Il rapace fiscalismo degli spagnoli suscitò varie rivolte, tra cui una delle più note di questo periodo è quella del 1647 del pescatore Masaniello a Napoli. La rivolta fu scatenata dall'esasperazione delle classi più umili verso le gabelle imposte sugli alimenti di necessario consumo.
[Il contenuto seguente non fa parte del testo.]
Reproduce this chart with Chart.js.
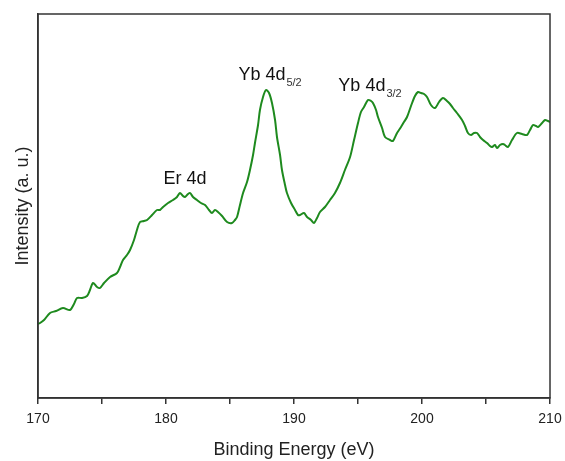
<!DOCTYPE html>
<html><head><meta charset="utf-8">
<script src="https://cdn.jsdelivr.net/npm/chart.js@4/dist/chart.umd.min.js"></script>
<style>html,body{margin:0;padding:0;background:#fff}#wrap{width:565px;height:461px}</style>
</head><body><div id="wrap"><canvas id="c" width="565" height="461"></canvas></div>
<script>
const energy = [170.00,170.16,170.47,170.94,171.41,171.95,172.50,172.81,173.05,173.44,173.83,174.06,174.30,174.61,174.84,175.16,175.63,176.17,176.41,176.64,176.95,177.19,177.50,177.73,177.97,178.28,178.52,178.91,179.30,179.53,179.77,180.16,180.55,180.86,181.09,181.33,181.48,181.72,181.88,182.11,182.42,182.73,183.05,183.36,183.59,183.83,184.06,184.38,184.77,185.16,185.39,185.55,185.78,186.02,186.33,186.56,186.80,186.95,187.19,187.34,187.58,187.81,188.05,188.28,188.52,188.67,188.91,189.06,189.30,189.45,189.77,190.08,190.31,190.47,190.78,191.02,191.33,191.56,191.80,192.03,192.42,192.81,193.20,193.59,193.98,194.38,194.69,195.00,195.23,195.47,195.78,196.02,196.17,196.41,196.56,196.88,197.11,197.50,197.73,198.05,198.36,198.59,198.83,199.14,199.45,199.69,199.92,200.16,200.39,200.70,201.02,201.33,201.64,201.95,202.19,202.42,202.73,203.13,203.36,203.59,203.83,204.06,204.30,204.53,204.77,205.08,205.31,205.47,205.70,205.86,206.09,206.33,206.48,206.72,207.03,207.42,207.81,208.20,208.44,208.67,208.91,209.06,209.38,209.61,209.84,210.00];
const intensity = [74,75,78,85,87,90,88,94,100,100,102,108,115,111,110,115,121,125,131,138,143,148,158,168,176,177,178,183,188,188,191,195,198,201,205,202,201,204,205,201,198,195,193,188,185,188,186,182,176,175,178,181,193,205,216,228,243,255,273,288,301,308,305,295,278,261,243,228,213,205,195,188,183,183,185,181,178,175,180,186,191,198,205,215,228,241,258,275,286,291,298,297,295,288,281,270,261,258,257,265,271,276,281,292,302,306,305,304,301,293,290,296,300,297,294,290,285,278,272,265,263,265,265,261,258,255,252,251,253,250,253,254,253,251,258,265,264,263,268,273,272,271,275,278,277,276];
const xTicks = [170,180,190,200,210];
const peakLabels = [
  {x:181.48, y:214, main:"Er 4d", sub:""},
  {x:188.13, y:318, main:"Yb 4d", sub:"5/2"},
  {x:195.94, y:307, main:"Yb 4d", sub:"3/2"}
];
const FONT = '"Liberation Sans", Arial, sans-serif';

const boxPlugin = {
  id:'box',
  afterDraw(chart){
    const {ctx, chartArea:a, scales} = chart;
    ctx.save();
    ctx.strokeStyle='#333'; ctx.lineWidth=1.5;
    ctx.strokeRect(a.left, a.top, a.right-a.left, a.bottom-a.top);
    ctx.textBaseline='alphabetic';
    ctx.textAlign='left';
    peakLabels.forEach(p=>{
      const px = scales.x.getPixelForValue(p.x);
      const py = scales.y.getPixelForValue(p.y);
      ctx.font='18px '+FONT;
      const w1 = ctx.measureText(p.main).width;
      ctx.font='11px '+FONT;
      const w2 = p.sub ? ctx.measureText(p.sub).width+1 : 0;
      const x0 = px - (w1+w2)/2;
      ctx.font='18px '+FONT;
      ctx.fillStyle='#111';
      ctx.fillText(p.main, x0, py);
      if(p.sub){
        ctx.font='11px '+FONT;
        ctx.fillStyle='#333';
        ctx.fillText(p.sub, x0+w1+1, py+6);
      }
    });
    ctx.restore();
  }
};

new Chart(document.getElementById('c'), {
  type:'line',
  data:{ datasets:[{
    data: energy.map((e,i)=>({x:e, y:intensity[i]})),
    borderColor:'#1e8a1e', borderWidth:2, pointRadius:0, tension:0.3, fill:false
  }]},
  options:{
    responsive:false, animation:false,
    layout:{padding:{left:0, right:15, top:14, bottom:0}},
    plugins:{legend:{display:false}, tooltip:{enabled:false}},
    scales:{
      x:{
        type:'linear', min:170, max:210,
        grid:{display:true, drawOnChartArea:false, drawTicks:true, tickLength:6, color:'#333', lineWidth:1.5},
        border:{display:true, color:'#333', width:1.5},
        ticks:{stepSize:5, autoSkip:false, maxRotation:0, padding:7, color:'#222',
          font:{family:FONT, size:14},
          callback:(v)=> xTicks.includes(v) ? String(v) : ''},
        title:{display:true, text:'Binding Energy (eV)', color:'#222',
          font:{family:FONT, size:18}, padding:{top:8,bottom:0}},
        afterFit(s){ s.height = 63; s.paddingLeft = 0; s.paddingRight = 0; }
      },
      y:{
        min:0, max:384,
        grid:{display:false},
        border:{display:true, color:'#333', width:1.5},
        ticks:{display:false},
        title:{display:true, text:'Intensity (a. u.)', color:'#222',
          font:{family:FONT, size:18}, padding:{top:12,bottom:0}},
        afterFit(s){ s.width = 38; s.paddingTop = 0; s.paddingBottom = 0; }
      }
    }
  },
  plugins:[boxPlugin]
});
</script></body></html>
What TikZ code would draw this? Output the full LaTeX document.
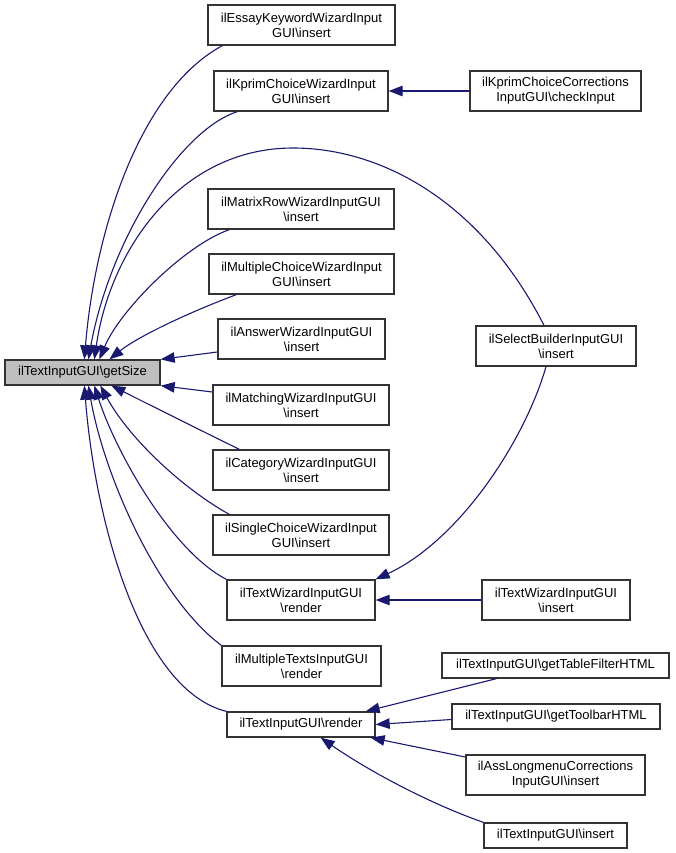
\documentclass[tikz,border=0pt]{standalone}
\usepackage{fontspec}
\setmainfont{Liberation Sans}
\usetikzlibrary{arrows.meta}
\definecolor{edgeblue}{RGB}{25,25,112}
\begin{document}
\begin{tikzpicture}[x=1pt,y=-1pt,
  box/.style={draw=black!80, line width=1.3pt, fill=white, inner sep=0pt, minimum height=40pt, align=center, font=\fontsize{13}{15}\selectfont},
  boxone/.style={box, minimum height=25pt},
  edge/.style={draw=edgeblue, line width=1.1pt, -{Triangle[length=14pt,width=10.5pt]}}]
\path[use as bounding box] (0,0) rectangle (675,853);
% nodes
\node[boxone, fill=black!25, minimum width=155pt] (root) at (82.5,372.5) {ilTextInputGUI\textbackslash getSize};
\node[box, minimum width=187pt] (essay) at (301.5,25) {ilEssayKeywordWizardInput\\GUI\textbackslash insert};
\node[box, minimum width=174pt] (kprim) at (301,91) {ilKprimChoiceWizardInput\\GUI\textbackslash insert};
\node[box, minimum width=186pt] (matrix) at (301,209) {ilMatrixRowWizardInputGUI\\\textbackslash insert};
\node[box, minimum width=185pt] (mchoice) at (301.5,274) {ilMultipleChoiceWizardInput\\GUI\textbackslash insert};
\node[box, minimum width=167pt] (answer) at (301.5,339) {ilAnswerWizardInputGUI\\\textbackslash insert};
\node[box, minimum width=176pt] (matching) at (301,405) {ilMatchingWizardInputGUI\\\textbackslash insert};
\node[box, minimum width=176pt] (category) at (301,470) {ilCategoryWizardInputGUI\\\textbackslash insert};
\node[box, minimum width=176pt] (single) at (301,535) {ilSingleChoiceWizardInput\\GUI\textbackslash insert};
\node[box, minimum width=148pt] (twrender) at (301,600) {ilTextWizardInputGUI\\\textbackslash render};
\node[box, minimum width=159pt] (mtexts) at (301.5,666) {ilMultipleTextsInputGUI\\\textbackslash render};
\node[boxone, minimum width=148pt] (tirender) at (301,724.5) {ilTextInputGUI\textbackslash render};
\node[box, minimum width=171pt] (kprimcorr) at (555.5,91) {ilKprimChoiceCorrections\\InputGUI\textbackslash checkInput};
\node[box, minimum width=160pt] (select) at (556,346) {ilSelectBuilderInputGUI\\\textbackslash insert};
\node[box, minimum width=148pt] (twinsert) at (556,600) {ilTextWizardInputGUI\\\textbackslash insert};
\node[boxone, minimum width=227pt] (tablefilter) at (555.5,665.5) {ilTextInputGUI\textbackslash getTableFilterHTML};
\node[boxone, minimum width=208pt] (toolbar) at (556,716.5) {ilTextInputGUI\textbackslash getToolbarHTML};
\node[box, minimum width=179pt] (asslong) at (555.5,775) {ilAssLongmenuCorrections\\InputGUI\textbackslash insert};
\node[boxone, minimum width=143pt] (tiinsert) at (555.5,835.5) {ilTextInputGUI\textbackslash insert};
% edges into getSize (top)
\draw[edge] ([xshift=15pt]essay.south west) .. controls (140,90) and (95,230) .. ([xshift=80pt]root.north west);
\draw[edge] ([xshift=24pt]kprim.south west) .. controls (180,130) and (110,240) .. ([xshift=84pt]root.north west);
\draw[edge] ([xshift=-12pt]select.north) .. controls (480,200) and (380,148) .. (293,148) .. controls (180,148) and (110,250) .. ([xshift=90pt]root.north west);
\draw[edge] ([xshift=22pt]matrix.south west) .. controls (185,245) and (120,310) .. ([xshift=95pt]root.north west);
\draw[edge] ([xshift=28pt]mchoice.south west) .. controls (195,310) and (140,335) .. ([xshift=105pt]root.north west);
\draw[edge] ([yshift=-13pt]answer.west) -- (root.north east);
\draw[edge] ([yshift=13pt]matching.west) -- (root.south east);
% edges into getSize (bottom)
\draw[edge] ([xshift=27pt]category.north west) .. controls (200,430) and (150,405) .. ([xshift=107pt]root.south west);
\draw[edge] ([xshift=17pt]single.north west) .. controls (185,490) and (130,440) .. ([xshift=96pt]root.south west);
\draw[edge] (twrender.north west) .. controls (170,550) and (115,450) .. ([xshift=90pt]root.south west);
\draw[edge] (mtexts.north west) .. controls (160,600) and (105,480) .. ([xshift=84pt]root.south west);
\draw[edge] (tirender.north west) .. controls (140,690) and (95,520) .. ([xshift=80pt]root.south west);
% other edges
\draw[edge] (kprimcorr.west) -- (kprim.east);
\draw[edge] ([xshift=-10pt]select.south) .. controls (525,440) and (460,540) .. (twrender.north east);
\draw[edge] (twinsert.west) -- (twrender.east);
\draw[edge] ([xshift=55pt]tablefilter.south west) -- ([xshift=-10pt]tirender.north east);
\draw[edge] ([yshift=-3pt]toolbar.west) -- (tirender.east);
\draw[edge] ([yshift=18pt]asslong.west) -- ([xshift=-5pt]tirender.south east);
\draw[edge] (tiinsert.north west) .. controls (420,800) and (360,765) .. ([xshift=-55pt]tirender.south east);
\end{tikzpicture}
\end{document}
Dopo dieci giorni di rivolta che costrinsero gli spagnoli ad accettare le rivendicazioni popolari, a causa di un comportamento sempre più dispotico e stravagante Masaniello fu assassinato all'età di ventisette anni dagli stessi rivoltosi che lo avevano appoggiato.
La fine di Masaniello non decretò però la fine della rivolta: i napoletani, condotti dal nuovo capopopolo Gennaro Annese, riuscirono dopo vari mesi a cacciare gli spagnoli dalla città e il 17 dicembre fu infine proclamata la Real Repubblica Napoletana sotto la guida del duca francese Enrico II di Guisa, che in quanto discendente di Renato d'Angiò rivendicava diritti dinastici sul trono di Napoli. Enrico era appoggiato dalla Francia che sperava in questo modo di far rientrare il Regno di Napoli sotto l'influenza francese. L'esempio di Masaniello fu poi seguito anche da popolani di altre città: da Giuseppe d'Alesi a Palermo, e da Ippolito di Pastina a Salerno. La parentesi rivoluzionaria si concluse solo il 6 aprile 1648, quando gli spagnoli ripresero il controllo della città.
Nel 1701 a Napoli avvenne una nuova insurrezione contro gli spagnoli: la congiura di Macchia ad opera dei nobili. Anche a causa di una scarsa partecipazione dei ceti umili, la rivolta fallì. Il dominio spagnolo su Napoli continuò fino al 1707, anno in cui la guerra di successione spagnola pose fine al viceregno iberico sostituendogli quello austriaco.